Cities tangle over Italy’s 2020 Olympics bid

by Antonino John Scoppettuolo (staff) | Tuesday, October 27th, 2009

Olympic emblem at Rome’s Foro Italico, scene of the 1960 Olympic Games. (© All rights reserved. Evan Chakroff/Flickr)

Olympic emblem at Rome’s Foro Italico, scene of the 1960 Olympic Games. (© All rights reserved. Evan Chakroff/Flickr)

Last month saw Rio de Janeiro fend off competition from Tokio, Madrid and Chicago in bids to host the 2016 Summer Olympics. Seconds after the IOC’s announcement, countries vying for the 2020 Olympics put forward their candidacies. With a little help from Rome and Venice, however, the method of the Italian candidacy was the source of no small embarrassment for Italy’s Olympic committee CONI, as mayors Gianni Alemanno (Rome) and Massimo Cacciari (Venice) jumped the gun claiming sterling credentials – at each other’s expense – towards hosting the games.

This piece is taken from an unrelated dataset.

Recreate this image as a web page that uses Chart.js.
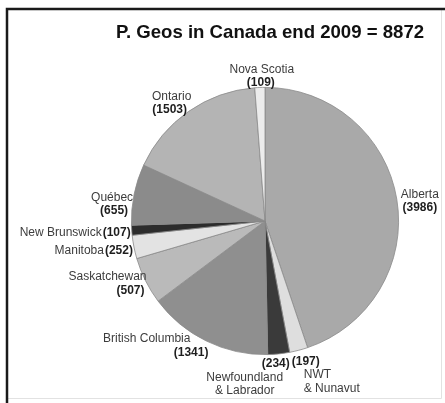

The scene was set for recrimination, with Cacciari pointing to Rome’s failure at securing the 2004 Olympics (hosted in Athens) and submitting “it is time for a change”, and Alemanno asserting Rome’s unparalleled “infrastructure credentials”. Venice, Rome’s mayor argued “doesn’t even have an international airport”. In a subsequent patch-up, talk even went the way of a joint Rome-Venice candidacy, an option flatly but discreetly dismissed by CONI on security considerations (an also owing to the fact that a Venice candidacy already envisages spreading the host burden on the mainland cities of Padua and Treviso).

In a further turn of events and given the tone set by the two major rivals, halfway through October the cities of Palermo (Sicily) and Bari (Apulia) submitted – with no prior IOC consultation – their independent candidacies. That – and Palermo’s promoting its move with the 5-ring Olympic logo – forced CONI president Giovanni Petrucci into action, submitting “it is time we stop dishing out candidacies like they are pizzas”. Petrucci later underscored that “Italy’s credibility” should not be undermined by “off-the-cuff candidacies.”